Not only was this factually inaccurate but in fact a misleading statement. In State of Jammu and Kashmir v.Susheela Sawhney, the question pertained to whether a Kashmiri woman on marriage to an outsider forfeits her PR status and the right to hold immovable property? This involved a reading of the 1927 notification that defines a ‘state subject’ and forms the basis of the definition of a permanent resident.

The court in its judgement, cleared the air by upholding the rights of Kashmiri women, regardless of their marital status, saying Note III of the 1927 Notification that was being relied on, did not in fact apply to women who were permanent residents by birth at all.

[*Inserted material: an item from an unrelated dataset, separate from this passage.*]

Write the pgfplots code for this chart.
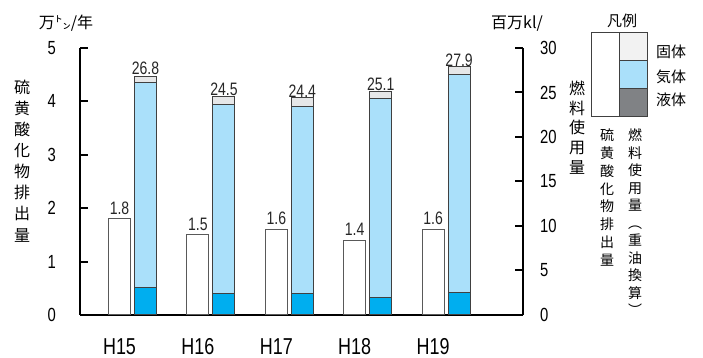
\documentclass[border=0pt]{standalone}
\usepackage{pgfplots}
\pgfplotsset{compat=1.18}
\usepackage{pgfplotstable}
\usepackage{fontspec}
\setmainfont{Noto Sans CJK JP}
\newfontfamily\numfont[FakeStretch=0.78]{Liberation Sans}
\definecolor{gasblue}{HTML}{AAE0FA}
\definecolor{liqblue}{HTML}{00AEEF}
\definecolor{solidgray}{HTML}{E6E7E8}
\definecolor{leggray}{HTML}{808285}
\definecolor{legsolid}{HTML}{F2F2F2}

\pgfplotstableread{
x so2 liq gas sol tot
0 1.8 3.1 23.0 0.7 26.8
1 1.5 2.4 21.3 0.8 24.5
2 1.6 2.4 21.0 1.0 24.4
3 1.4 2.0 22.3 0.8 25.1
4 1.6 2.5 24.5 0.9 27.9
}\datatable

\tikzset{valfont/.style={font=\numfont\fontsize{18}{18}\selectfont}}
\pgfplotsset{
  common/.style={
    at={(80pt,43pt)}, anchor=south west, scale only axis,
    width=443pt, height=267pt,
    xmin=-0.504, xmax=5.147, ymin=0,
    axis line style={-, line width=2pt, black},
    tick align=inside, major tick length=8pt,
    ytick style={line width=2pt, black},
    /pgf/number format/assume math mode=true,
    clip=false,
  },
}

\begin{document}
\begin{tikzpicture}[x=1pt,y=1pt]
\useasboundingbox (0,0) rectangle (703,358);

\begin{axis}[common,
  ymax=5, ytick={0,1,2,3,4,5},
  axis x line*=bottom, axis y line*=left,
  xtick={0,1,2,3,4}, xticklabels={H15,H16,H17,H18,H19},
  xtick style={draw=none},
  yticklabel style={font=\numfont\fontsize{19}{19}\selectfont, anchor=east, inner sep=0pt, xshift=-24pt},
  xticklabel style={font=\numfont\fontsize{23}{23}\selectfont, anchor=north, inner sep=0pt, yshift=-23pt},
]
\addplot[ybar, bar width=0.28, bar shift=0pt, fill=white, draw=black!65, line width=1pt,
  nodes near coords={\pgfmathprintnumber[fixed,precision=1,fixed zerofill,assume math mode=true]{\pgfplotspointmeta}},
  nodes near coords style={valfont, anchor=south, inner sep=4pt, text=black!85}]
  table[x=x, y=so2]{\datatable};
\end{axis}

\begin{axis}[common,
  ymax=30, ytick={0,5,10,15,20,25,30},
  axis y line*=right, axis x line=none,
  yticklabel style={font=\numfont\fontsize{19}{19}\selectfont, anchor=west, inner sep=0pt, xshift=17pt},
  ybar stacked, bar width=0.28, bar shift=0pt,
]
\addplot[fill=liqblue, draw=black!75, line width=1pt] table[x expr=\thisrow{x}+0.332, y=liq]{\datatable};
\addplot[fill=gasblue, draw=black!75, line width=1pt] table[x expr=\thisrow{x}+0.332, y=gas]{\datatable};
\addplot[fill=solidgray, draw=black!75, line width=1pt, point meta=explicit,
  nodes near coords={\pgfmathprintnumber[fixed,precision=1,fixed zerofill,assume math mode=true]{\pgfplotspointmeta}},
  nodes near coords style={valfont, anchor=south, inner sep=4pt, text=black!85}]
  table[x expr=\thisrow{x}+0.332, y=sol, meta=tot]{\datatable};
\end{axis}

% axis titles
\node[font=\fontsize{16}{16}\selectfont, inner sep=0] at (66,335) {万㌧/年};
\node[font=\fontsize{16}{16}\selectfont, inner sep=0] at (517,334) {百万kl/};
\node[font=\fontsize{16}{21.1}\selectfont, align=center, inner sep=0] at (22,197)
  {硫\\黄\\酸\\化\\物\\排\\出\\量};
\node[font=\fontsize{16}{19.6}\selectfont, align=center, inner sep=0] at (577,230.5)
  {燃\\料\\使\\用\\量};

% legend
\node[font=\fontsize{15}{15}\selectfont, inner sep=0] at (622,337) {凡例};
\fill[white] (591,241) rectangle (619,325);
\fill[legsolid] (619,297) rectangle (647,325);
\fill[gasblue] (619,269) rectangle (647,297);
\fill[leggray] (619,241) rectangle (647,269);
\draw[black!75, line width=1pt] (591,241) rectangle (647,325);
\draw[black!75, line width=1pt] (619,241) -- (619,325);
\draw[black!75, line width=1pt] (619,297) -- (647,297);
\draw[black!75, line width=1pt] (619,269) -- (647,269);
\node[font=\fontsize{15}{15}\selectfont, inner sep=0] at (671,306) {固体};
\node[font=\fontsize{15}{15}\selectfont, inner sep=0] at (671,281) {気体};
\node[font=\fontsize{15}{15}\selectfont, inner sep=0] at (671,258) {液体};
\node[font=\fontsize{14}{17.9}\selectfont, align=center, inner sep=0] at (607,160.5)
  {硫\\黄\\酸\\化\\物\\排\\出\\量};
\node[font=\fontsize{14}{17.5}\selectfont, align=center, inner sep=0] at (635,135.5)
  {燃\\料\\使\\用\\量\\︵\\重\\油\\換\\算\\︶};
\end{tikzpicture}
\end{document}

More importantly, while the question of their children was not raised, it affirmed inter alia that the descendants of state subjects, by virtue of Note II, whether male or female, would retain their PR status regardless of their marriage to a non-state subject. This effectively renders the ‘equality argument’ null and void.

However despite the judicial pronouncement statutory confusion prevails primarily because the State parliament has not amended the law to this effect. In early 2017 a committee was set up on Governor N N Vohra’s suggestion to look into the matter, though it goes without saying that it would serve the state government well to make the due legal revisions, thereby dispelling unnecessary fears in this regard.

As the clamour for doing away with the Article is growing stronger, the onus of action is clearly on the State government and not just because legally the ball is in its court. The ruling BJP at the Centre, despite being an alliance partner in the state with the PDP, chose to favour a debate over the Article rather than lay it ghost to rest, against all political expediency. Twice before the country’s top court has touched upon the subject but the present petition is seen as decisive in that the judgement will have several ramifications, the least of all on the two unlikely allies.